# Dumb Questions (and Answers!)

## Daniel McLaury

I constantly find myself (and my friends) asking stupid questions, and/or tricked into believing things that aren't true. Even figuring them out for myself isn't always enough to keep me from making the same mistake again. So I've decided I'm going to keep a list here with the hopes that someone out there (or, failing that, I myself) will find it useful one day.

## Basics

- If f is a function and X is a subset of its domain, then in general $f(f^{-1}(X)) \subseteq X \subseteq f^{-1}(f(X))$. (Here $f^{-1}$ denotes the preimage.) As an exercise, what conditions would you need to put on f to make each inclusion an equality?
- On a similar note, a function can have exactly
*one*inverse, since if g and h are inverses of f then h = (gf)h = g(fh) = g, and of course the same holds for any associative operation.

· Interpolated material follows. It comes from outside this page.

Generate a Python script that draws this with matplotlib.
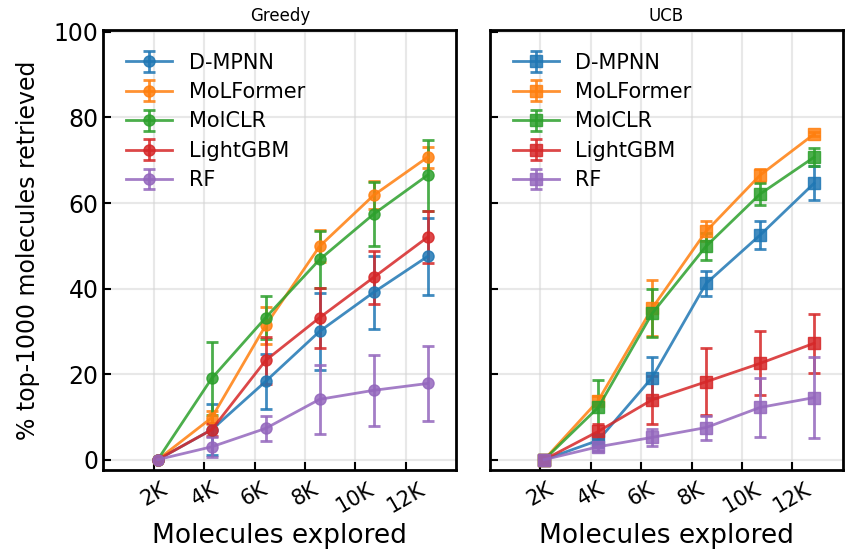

However, a function which does not have a left inverse can have arbitrarily many right inverses, and vice-versa.

## Calculus

- A lot of results in elementary calculus are "proved" by pulling an infinite sum inside of an integral, or a derivative outside of an integral, or something similar. This sort of thing is not safe to do in general, and the reasons generally aren't made clear until some sort of analysis class — in fact, the field of mathematical analysis was motivated largely by questions of when it was and wasn't safe to do this sort of thing.

## Group Theory

- Suppose we have a group G, a normal subgroup N, and a quotient group H = G / N. It is certainly
*not*neccessarily the case that G is isomorphic to $H \times N$ (this mistake I made in the first term of my freshman algebra class), nor is it true that G is isomorphic to a semidirect product $H \rtimes N$ (*this*mistake I made in the second term!) In fact, see section 3.4 of Dummit and Foote: "[T]he number of groups of order $2^n$ grows (exponentially) as a function of $2^n$, so the number of ways of putting groups of 2-power order together is not bounded." - For that matter, there is in general no such thing as "the" semidirect product $H \rtimes N$ of two groups. There is always at least one semidirect product — namely the direct product itself — but there are many more possibilities.

## Linear Algebra

- While it's true that Tr(AB) = Tr(BA) in general (given that A and B can be multiplied), this does
*not*mean that Tr(AB) = Tr(A)Tr(B), or even that there's some general "commutative property" of matrices inside traces. For instance, it's not true that Tr(ABC) = Tr(ACB) in general. I figured this out the hard way, and — if you're to take his word for it — so did at least one of my professors. - (Diagonalizable, square) matrices commute if and only if they can be diagonalized simultaneously, i.e. if there's a basis in which both are diagonal. This isn't hard to prove — just show that an eigenvector of one has to be an eigenvector of the other, and vice versa — but it's surprisingly little-known among certain groups of people who work with matrices. I probably learned this in school, but I'd forgotten it by the time I needed it.
- Infinite-dimensional vector spaces don't behave the way you might expect. For instance, if you take the real vector space V consisting of all infinite sequences of real numbers under componentwise multiplication and addition, the "elementary" vectors $e_1 = (1, 0, 0, \ldots)$, $e_2 = (0, 1, 0, \ldots)$, and so on do
*not*form a basis, because a linear combination is a*finite*sum: and element of V which has infinitely many nonzero terms is not a linear combination of the $e_i$'s above. This makes the result which says that*every*vector space has a basis much more incredible, and may serve as your first introduction to some of the uncomfortable philosophical questions raised by the axiom of choice. - The product of symmetric matrices is not necessarily symmetric. It's not even particularly hard to find examples of this -- two-by-two matrices will suffice.

## Representation Theory

- A representation of a Lie algebra L is a homormophism $\varphi : L \rightarrow \mathfrak{gl}(V)$; as such, the elements of L act on V as vector space homomorphisms (that is, linear maps) —
*not*necessarily as L-module homomorphisms. Of course there are analogs in other categories.